Dall sheep have curled horns and sleek legs, distinguishing them from the spiky horns and thick-haired legs of mountain goats. A Dall ram’s horns grow into a half circle after two or three years and into a full circle, or curl, in seven or eight years. The nimble sheep grow to about 300 pounds for rams and 150 pound for ewes, feeding on a wide variety of plants. In the winter, they eat dried grass and sedge where the wind blows the snow off the ground.
Other Marine Life
Sociable Pacific white-sided dolphins often entertain with their acrobatic leaps and somersaults. In Prince William Sound, seals and sea lions congregate along the shore and on chunks of glacier ice floating in the water. But the animal that seems to be enjoying itself the most is the irresistible sea otter, which often can be seen swimming on its back or hugging a friend as they frolic together in the water. Another active denizen of the sea is the salmon, famous for its gravity-defying leaps up waterfalls and streams in order to spawn. While this arduous trek only occurs at the end of an adult salmon's life, it never fails to coincide with feeding time for the brown bears that inhabit the Alaska coastline.
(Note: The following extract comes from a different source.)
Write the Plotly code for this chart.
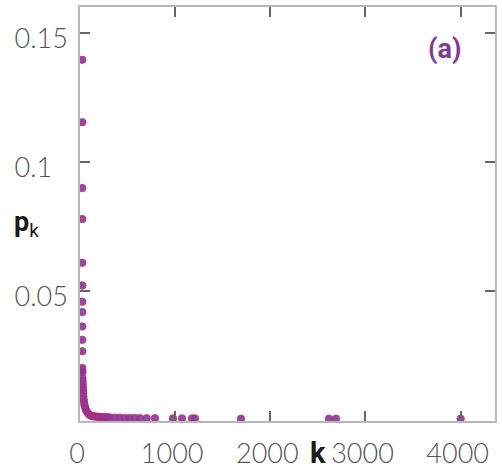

In Alaska, wilderness is king. You never know exactly what wildlife you're going to see. Besides whales, bears, birds, caribour, moose and the abundance of marine life, Alaska is also home to the grey wolf, red fox, musk oxen, mountain goats, lynx and much more. Only 90 miles of main road traverse the six million acres of Denali National Park, leaving the wildlife free to roam forests, tundra, glaciers, and mountains uninhibited.